Comprised solely of Grande Champagne eaux-de-vie
Blend of 20- to 25-year-old Cognacs
Aged in 350-liter Limousin oak barrels
No caramel or sugar added; all-natural
Pale & Dry gets its name from its natural colour—much lighter than most eau-de-vie its age—and its natural level of sweetness. Unlike many in the region, Delamain never uses caramel or sugar to modify the taste or colour of the brandy. Delamain strives for the purest expression of Grande Champagne Cognac. Delamain does not grow grapes, but purchases young eaux-de-vie from trusted grower/distillers who offer their finest spirits for evaluation after each harvest. The selected spirits are aged separately in 350-liter oak barrels called roux rather than new oak, which would lend too much tannin. After 20 to 25 years of aging, the Cognac is blended, then allowed to age 2 years further to marry the flavours and textures of its components. Lastly, prior to bottling, Delamain will use older lower-proof cognac to bring down the alcohol content to consumption level, rather than adding distilled water which would compromise the rich flavour.

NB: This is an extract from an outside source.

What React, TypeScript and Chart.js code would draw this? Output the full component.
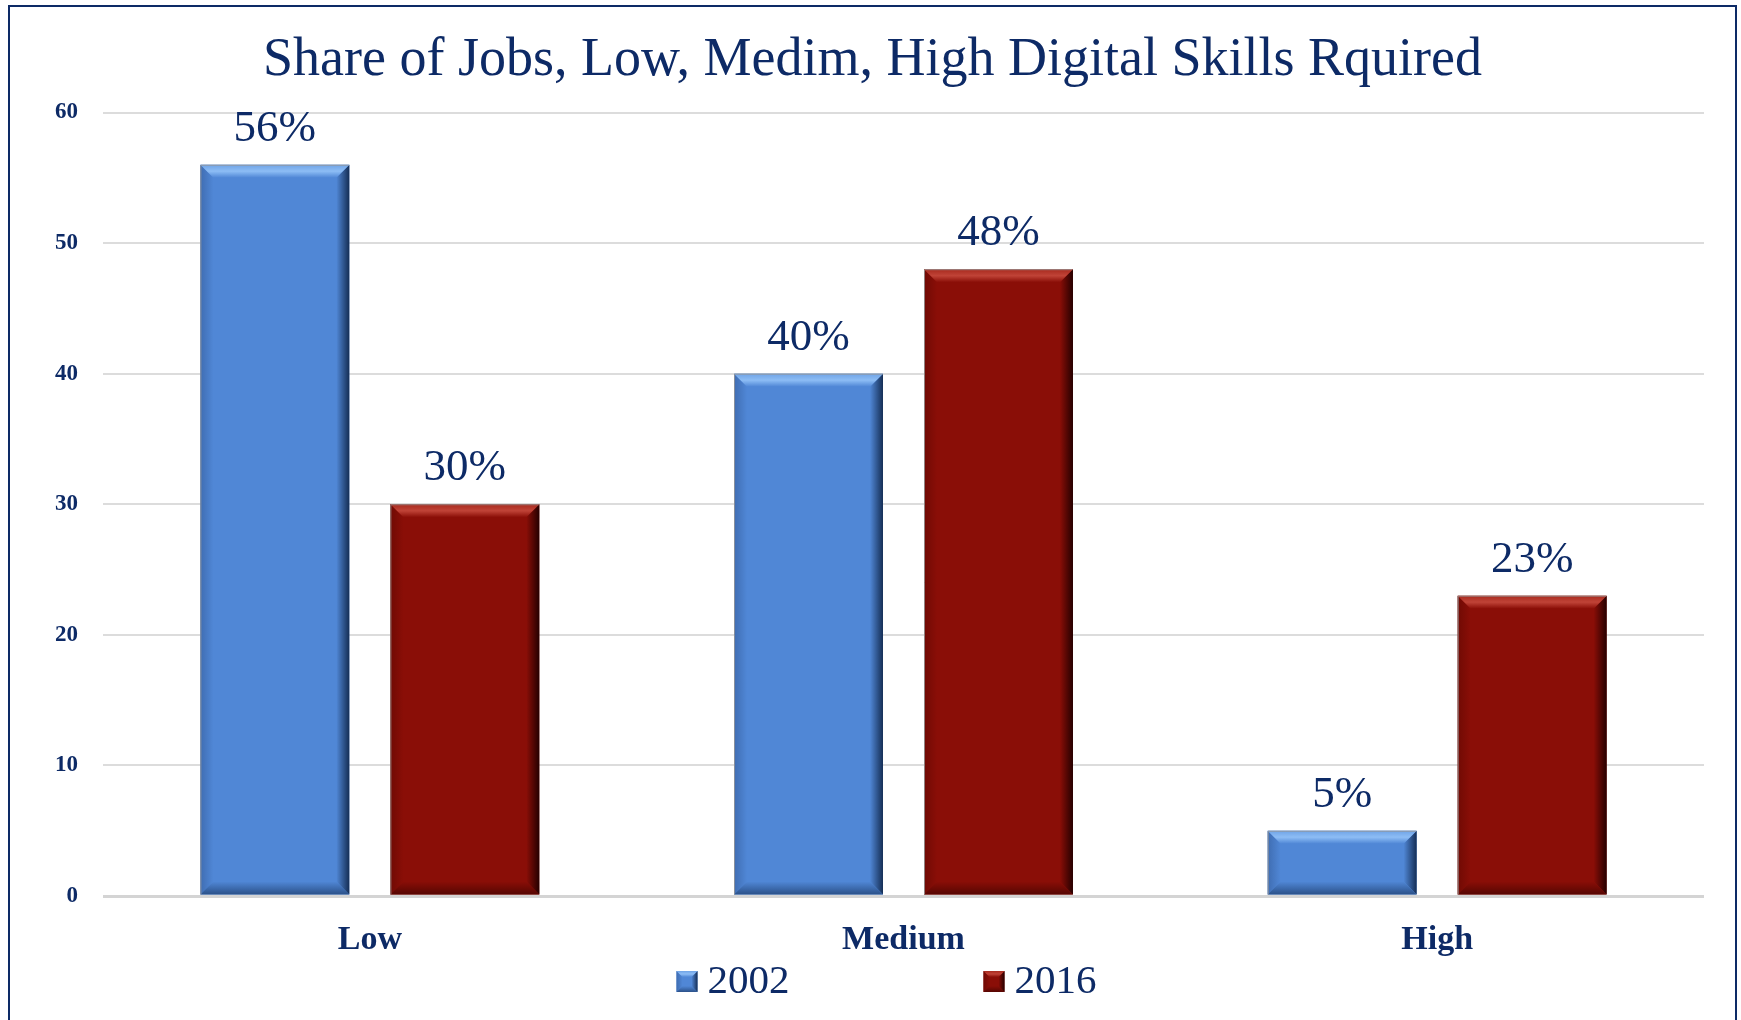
import React, { useEffect, useRef } from "react";
import { Chart, registerables } from "chart.js";

Chart.register(...registerables);

// ---- Data ----
const categories = ["Low", "Medium", "High"];
const seriesLabels = ["2002", "2016"];
const values2002 = [56, 40, 5];
const values2016 = [30, 48, 23];
const yTickValues = [0, 10, 20, 30, 40, 50, 60];
const chartTitle = "Share of Jobs, Low, Medim, High Digital Skills Rquired";

// ---- Styles ----
const NAVY = "#0d2a66";
const BLUE = "#5087d6";
const RED = "#8a0e07";
const FONT = "'Liberation Serif', 'Times New Roman', serif";

const PALETTES = [
  {
    base: BLUE,
    topEdge: "#6fa3e6",
    topHi: "#8dbdf5",
    leftEdge: "#3f6db2",
    rightEdge: "#152e55",
    bottomEdge: "#2b5189",
  },
  {
    base: RED,
    topEdge: "#a82a1e",
    topHi: "#c04337",
    leftEdge: "#700a04",
    rightEdge: "#250000",
    bottomEdge: "#560602",
  },
];

function poly(ctx: CanvasRenderingContext2D, pts: number[][], fill: any) {
  ctx.beginPath();
  ctx.moveTo(pts[0][0], pts[0][1]);
  for (let i = 1; i < pts.length; i++) ctx.lineTo(pts[i][0], pts[i][1]);
  ctx.closePath();
  ctx.fillStyle = fill;
  ctx.fill();
}

function drawBevel(
  ctx: CanvasRenderingContext2D,
  l: number,
  t: number,
  r: number,
  bt: number,
  b: number,
  pal: any,
  outline: boolean
) {
  ctx.save();
  let g = ctx.createLinearGradient(l, 0, l + b, 0);
  g.addColorStop(0, pal.leftEdge);
  g.addColorStop(1, pal.base);
  poly(ctx, [[l, t], [l + b, t + b], [l + b, bt - b], [l, bt]], g);

  g = ctx.createLinearGradient(r - b, 0, r, 0);
  g.addColorStop(0, pal.base);
  g.addColorStop(1, pal.rightEdge);
  poly(ctx, [[r, t], [r, bt], [r - b, bt - b], [r - b, t + b]], g);

  g = ctx.createLinearGradient(0, bt - b, 0, bt);
  g.addColorStop(0, pal.base);
  g.addColorStop(1, pal.bottomEdge);
  poly(ctx, [[l, bt], [r, bt], [r - b, bt - b], [l + b, bt - b]], g);

  g = ctx.createLinearGradient(0, t, 0, t + b);
  g.addColorStop(0, pal.topEdge);
  g.addColorStop(0.5, pal.topHi);
  g.addColorStop(1, pal.base);
  poly(ctx, [[l, t], [r, t], [r - b, t + b], [l + b, t + b]], g);

  if (outline) {
    ctx.strokeStyle = "rgba(150,150,150,0.85)";
    ctx.lineWidth = 1;
    ctx.beginPath();
    ctx.moveTo(l + 0.5, bt);
    ctx.lineTo(l + 0.5, t + 0.5);
    ctx.lineTo(r - 0.5, t + 0.5);
    ctx.stroke();
  }
  ctx.restore();
}

const bevelPlugin = {
  id: "bevelBars",
  afterDatasetsDraw(chart: any) {
    const ctx = chart.ctx;
    chart.data.datasets.forEach((_ds: any, di: number) => {
      const meta = chart.getDatasetMeta(di);
      const pal = PALETTES[di];
      meta.data.forEach((el: any) => {
        const p = el.getProps(["x", "y", "base", "width"], true);
        const l = p.x - p.width / 2;
        const r = p.x + p.width / 2;
        const t = Math.min(p.y, p.base);
        const bt = Math.max(p.y, p.base);
        const b = Math.min(13, (bt - t) / 2, p.width / 2);
        drawBevel(ctx, l, t, r, bt, b, pal, true);
      });
    });
  },
};

const valueLabelPlugin = {
  id: "valueLabels",
  afterDatasetsDraw(chart: any) {
    const ctx = chart.ctx;
    ctx.save();
    ctx.font = `normal 45px ${FONT}`;
    ctx.fillStyle = NAVY;
    ctx.textAlign = "center";
    ctx.textBaseline = "alphabetic";
    chart.data.datasets.forEach((ds: any, di: number) => {
      const meta = chart.getDatasetMeta(di);
      meta.data.forEach((el: any, i: number) => {
        const p = el.getProps(["x", "y"], true);
        ctx.fillText(`${ds.data[i]}%`, p.x, p.y - 24);
      });
    });
    ctx.restore();
  },
};

const titlePlugin = {
  id: "customTitle",
  afterDraw(chart: any) {
    const ctx = chart.ctx;
    ctx.save();
    ctx.font = `normal 54px ${FONT}`;
    ctx.fillStyle = NAVY;
    ctx.textAlign = "center";
    ctx.textBaseline = "alphabetic";
    ctx.fillText(chartTitle, chart.width / 2, 68);
    ctx.restore();
  },
};

const customLegendPlugin = {
  id: "customLegend",
  afterDraw(chart: any) {
    const ctx = chart.ctx;
    ctx.save();
    ctx.font = `normal 41px ${FONT}`;
    ctx.textBaseline = "alphabetic";
    ctx.textAlign = "left";
    const boxW = 21;
    const boxH = 21;
    const gap = 10;
    const itemGap = 194;
    const labels = chart.data.datasets.map((d: any) => d.label);
    const widths = labels.map((t: string) => ctx.measureText(t).width);
    let total = 0;
    widths.forEach((w: number, i: number) => {
      total += boxW + gap + w + (i < widths.length - 1 ? itemGap : 0);
    });
    const baseline = 986;
    const boxTop = 964;
    let x = chart.width / 2 + 14 - total / 2;
    labels.forEach((t: string, i: number) => {
      const pal = PALETTES[i];
      ctx.fillStyle = pal.base;
      ctx.fillRect(x, boxTop, boxW, boxH);
      drawBevel(ctx, x, boxTop, x + boxW, boxTop + boxH, 6, pal, false);
      ctx.fillStyle = NAVY;
      ctx.fillText(t, x + boxW + gap, baseline);
      x += boxW + gap + widths[i] + itemGap;
    });
    ctx.restore();
  },
};

export default function App() {
  const canvasRef = useRef<HTMLCanvasElement | null>(null);

  useEffect(() => {
    if (!canvasRef.current) return;
    const chart = new Chart(canvasRef.current, {
      type: "bar",
      data: {
        labels: categories,
        datasets: [
          {
            label: seriesLabels[0],
            data: values2002,
            backgroundColor: BLUE,
            categoryPercentage: 0.712,
            barPercentage: 0.784,
          },
          {
            label: seriesLabels[1],
            data: values2016,
            backgroundColor: RED,
            categoryPercentage: 0.712,
            barPercentage: 0.784,
          },
        ],
      },
      options: {
        responsive: false,
        animation: false,
        layout: { padding: { left: 0, right: 31, top: 105.5, bottom: 44 } },
        plugins: {
          legend: { display: false },
          tooltip: { enabled: false },
          title: { display: false },
        },
        scales: {
          x: {
            grid: { display: false, drawTicks: false },
            border: { display: false },
            ticks: {
              color: NAVY,
              font: { family: FONT, size: 34, weight: "bold", lineHeight: 1.2 },
              padding: 24,
            },
            afterFit: (s: any) => {
              s.height = 80;
            },
          },
          y: {
            min: 0,
            max: 60,
            afterBuildTicks: (s: any) => {
              s.ticks = yTickValues.map((v) => ({ value: v }));
            },
            ticks: {
              color: NAVY,
              font: { family: FONT, size: 23, weight: "bold" },
              padding: 25,
            },
            grid: {
              drawTicks: false,
              color: (c: any) => (c.tick && c.tick.value === 0 ? "#d4d4d4" : "#dcdcdc"),
              lineWidth: (c: any) => (c.tick && c.tick.value === 0 ? 3 : 2),
            },
            border: { display: false },
            afterFit: (s: any) => {
              s.width = 93;
            },
          },
        },
      } as any,
      plugins: [bevelPlugin, valueLabelPlugin, titlePlugin, customLegendPlugin],
    });
    return () => chart.destroy();
  }, []);

  return (
    <div
      style={{
        position: "absolute",
        left: 8,
        top: 5,
        width: 1729,
        height: 1015,
        boxSizing: "border-box",
        border: "2px solid #0d2a66",
        borderBottom: "none",
        background: "#ffffff",
      }}
    >
      <canvas
        ref={canvasRef}
        width={1725}
        height={1013}
        style={{ display: "block", width: 1725, height: 1013 }}
      />
    </div>
  );
}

TASTING NOTE: Pale & Dry is bright amber in colour, with hints of gold. On the palate, it has floral and spice aromas giving way to woody herbs, raisins and other dried fruits, vanilla and a hint of liquorice.

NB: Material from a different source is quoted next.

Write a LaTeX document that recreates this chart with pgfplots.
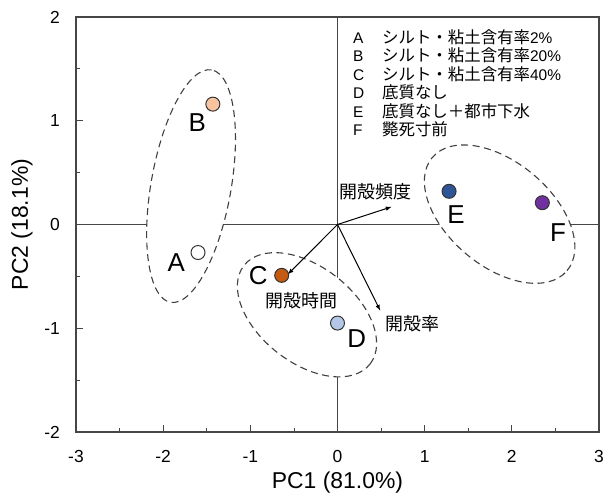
\documentclass[border=0pt]{standalone}
\usepackage{fontspec}
\setmainfont{Liberation Sans}
\newfontfamily\jp{Noto Sans CJK JP}
\usepackage{pgfplots}
\pgfplotsset{compat=1.18}
\definecolor{cB}{RGB}{248,196,160}
\definecolor{cC}{RGB}{197,90,17}
\definecolor{cD}{RGB}{180,199,231}
\definecolor{cE}{RGB}{47,85,151}
\definecolor{cF}{RGB}{112,48,160}
\definecolor{frame}{RGB}{70,70,70}
\newcommand{\J}[1]{{\jp\fontsize{16.5}{16.5}\selectfont #1}}
\begin{document}
\begin{tikzpicture}
\begin{axis}[
  scale only axis, width=523bp, height=415bp,
  xmin=-3, xmax=3, ymin=-2, ymax=2,
  xtick={-3,-2,-1,0,1,2,3}, ytick={-2,-1,0,1,2},
  minor x tick num=1, minor y tick num=1,
  xtick pos=lower, ytick pos=left,
  tick align=inside,
  major tick length=7bp, minor tick length=4bp,
  axis line style={frame, line width=1.1pt},
  tick style={frame, line width=0.8pt},
  /pgf/number format/assume math mode=true,
  ticklabel style={font=\fontsize{17.5}{20}\selectfont, inner sep=0pt},
  xticklabel style={yshift=-18bp},
  yticklabel style={xshift=-16bp},
  label style={font=\fontsize{23}{25}\selectfont, inner sep=0pt},
  xlabel={PC1 (81.0\%)}, ylabel={PC2 (18.1\%)},
  xlabel style={at={([yshift=-51bp]axis description cs:0.5,0)}, anchor=center},
  ylabel style={at={([xshift=-54bp]axis description cs:0,0.5)}, anchor=center},
  clip=false,
]
\coordinate (ll) at (rel axis cs:0,0);
\coordinate (ur) at (rel axis cs:1,1);
% cross lines
\draw[frame, line width=0.8pt] (axis cs:-3,0) -- (axis cs:3,0);
\draw[frame, line width=0.8pt] (axis cs:0,-2) -- (axis cs:0,2);
% ellipses
\draw[line width=1.1pt, dash pattern=on 7bp off 4.5bp, draw=black!75, fill=white]
  (axis cs:-1.68,0.37) ellipse [x radius=118bp, y radius=40bp, rotate=80];
\draw[line width=1.1pt, dash pattern=on 7bp off 4.5bp, draw=black!75, fill=white]
  (axis cs:-0.35,-0.87) ellipse [x radius=80bp, y radius=48bp, rotate=-38];
\draw[line width=1.1pt, dash pattern=on 7bp off 4.5bp, draw=black!75, fill=white]
  (axis cs:1.86,0.10) ellipse [x radius=88bp, y radius=52bp, rotate=-40];
% arrows
\addplot[black, line width=1pt, -latex] coordinates {(0,0) (0.62,0.17)};
\addplot[black, line width=1pt, -latex] coordinates {(0,0) (-0.57,-0.48)};
\addplot[black, line width=1pt, -latex] coordinates {(0,0) (0.49,-0.83)};
% points
\addplot[only marks, mark=*, mark size=7bp, mark options={fill=white, draw=black!80, line width=1pt}] coordinates {(-1.60,-0.27)};
\addplot[only marks, mark=*, mark size=7bp, mark options={fill=cB, draw=black!80, line width=1pt}] coordinates {(-1.43,1.16)};
\addplot[only marks, mark=*, mark size=7bp, mark options={fill=cC, draw=black!80, line width=1pt}] coordinates {(-0.64,-0.49)};
\addplot[only marks, mark=*, mark size=7bp, mark options={fill=cD, draw=black!80, line width=1pt}] coordinates {(0.0,-0.95)};
\addplot[only marks, mark=*, mark size=7bp, mark options={fill=cE, draw=black!80, line width=1pt}] coordinates {(1.28,0.32)};
\addplot[only marks, mark=*, mark size=7bp, mark options={fill=cF, draw=black!80, line width=1pt}] coordinates {(2.35,0.21)};
% point labels
\begin{scope}[font=\fontsize{26}{26}\selectfont]
\node at (axis cs:-1.85,-0.37) {A};
\node at (axis cs:-1.61,0.98) {B};
\node at (axis cs:-0.91,-0.49) {C};
\node at (axis cs:0.22,-1.10) {D};
\node at (axis cs:1.36,0.10) {E};
\node at (axis cs:2.53,-0.08) {F};
\end{scope}
% vector labels
\begin{scope}[font=\jp\fontsize{18}{18}\selectfont, inner sep=0pt]
\node at (axis cs:0.44,0.32) {開殻頻度};
\node at (axis cs:-0.41,-0.73) {開殻時間};
\node at (axis cs:0.86,-0.955) {開殻率};
\end{scope}
% legend
\begin{scope}[font=\fontsize{15.5}{15.5}\selectfont, inner sep=0pt]
\node[anchor=base west] at (axis cs:0.178,1.745) {A};
\node[anchor=base west] at (axis cs:0.178,1.567) {B};
\node[anchor=base west] at (axis cs:0.178,1.389) {C};
\node[anchor=base west] at (axis cs:0.178,1.211) {D};
\node[anchor=base west] at (axis cs:0.178,1.033) {E};
\node[anchor=base west] at (axis cs:0.178,0.855) {F};
\node[anchor=base west] at (axis cs:0.51,1.745) {\J{シルト・粘土含有率}2\%};
\node[anchor=base west] at (axis cs:0.51,1.567) {\J{シルト・粘土含有率}20\%};
\node[anchor=base west] at (axis cs:0.51,1.389) {\J{シルト・粘土含有率}40\%};
\node[anchor=base west] at (axis cs:0.51,1.211) {\J{底質なし}};
\node[anchor=base west] at (axis cs:0.51,1.033) {\J{底質なし＋都市下水}};
\node[anchor=base west] at (axis cs:0.51,0.855) {\J{斃死寸前}};
\end{scope}
\end{axis}
\path ([shift={(-76bp,-64bp)}]ll) rectangle ([shift={(9bp,17bp)}]ur);
\end{tikzpicture}
\end{document}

FOOD PAIRING: Serving Fine Cognac The highest-quality Cognac is usually enjoyed after dinner as a contemplative drink. It should be served at cool room temperature or slightly chilled and allowed to warm in the glass, slowly releasing waves of aroma. Pour about 1 inch of Cognac into a thin tulip-shaped glass. Pause to smell the aromas, then take small sips to appreciate the Cognac’s smooth texture, its expressive layers of flavour and its lengthy finish. Cognac connoisseurs enjoy its aromas long after the glass is empty.